Events like these always come from somewhere. The youth strikes have been incredibly powerful, growing over months, and the BBC climate special also comes after much internal debate on the issue of climate coverage. Plus, popular support for climate action is nothing new in the UK. For several years, the challenge has been to take a broad but not especially vocal support for climate action and turn it into a political force. The fossil fuel divestment movement fed this in places, as did local Friends of the Earth or Greenpeace groups, the transition town movement, solar schools and a host of other activities. It seems to have, finally, bubbled up.
XR has not been uniformly popular. There were some grumbles over disruption, though not as many as might be expected, and a fair bit of debate over whether alarmist language of extinction and emergency is a good idea. More seriously, their tactics of mass arrests have been critiqued as ignoring the racial politics of policing; whitewashing the climate justice movement. XR also lost friends when they dubbed the CCC’s report a “betrayal of current and future generations”. Don’t bite friends, or at least if you do, expect them to bite back.
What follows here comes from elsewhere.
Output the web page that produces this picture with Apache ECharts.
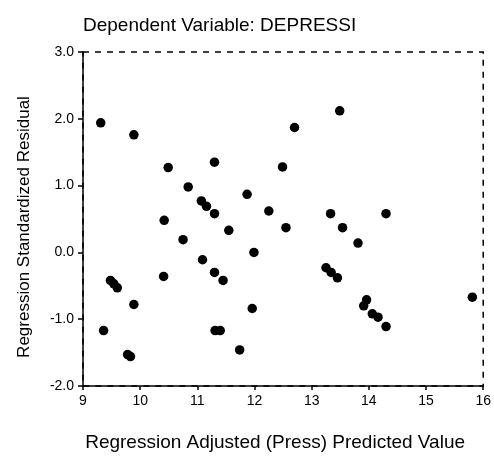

Where next? We can expect a lot from the more established green NGOs, as well as from other grassroots campaigns. The Reclaim the Power camp at the end of July could be very interesting, for example. XR may well shift as it grows and diversifies, and see more groups rise or re-form, offering space for those who, for whatever reason, find XR hard to swallow. The youth movement is, I think, only going to grow. XR has also popularised the idea of citizens’ assemblies on climate change. Done well, this could be very powerful.
There remains the question of whether there is any real commitment behind politicians’ rhetoric. Declaring an emergency is easy, doing something isn’t. Giving space for a bit of carnivalesque protest has long been a tactic for keeping people from stronger rebellion. I’m sure some politicians are hoping those heady days over Easter were just an outlet and the pressure will go away.
Throughout all of this fuss, the UK has been beating records for days upon days without coal. That’s a real step, though still only one of many we have to take. There remains a ban on onshore wind in England, subsidy cuts last month provided yet another nail in the coffin for solar, and the UK has the biggest fossil fuel subsidies in Europe.
We’ve been here before too. In the run up to the Copenhagen talks in 2009 there were new campaign groups formed, warm words from politicians, concerts and, yes a TV special fronted by David Attenborough (though the frame then was “climate chaos” not “climate emergency”). That air of optimism was lost pretty quickly.
And then there is Brexit. Britain’s “climate spring” came in a brief recess from the quagmire of discussion about our role in the EU. Not only does Brexit distract us from climate change, it diminishes the UK’s role on the world stage. Labour leader Jeremy Corbyn said he hoped declaring an emergency would “set off a wave of action from parliaments and governments around the globe” but it’s been a while since the UK was a global leader on climate action.
One thing is for sure, if the UK does host 2020 UN climate talks, we’ll have an absolute ball.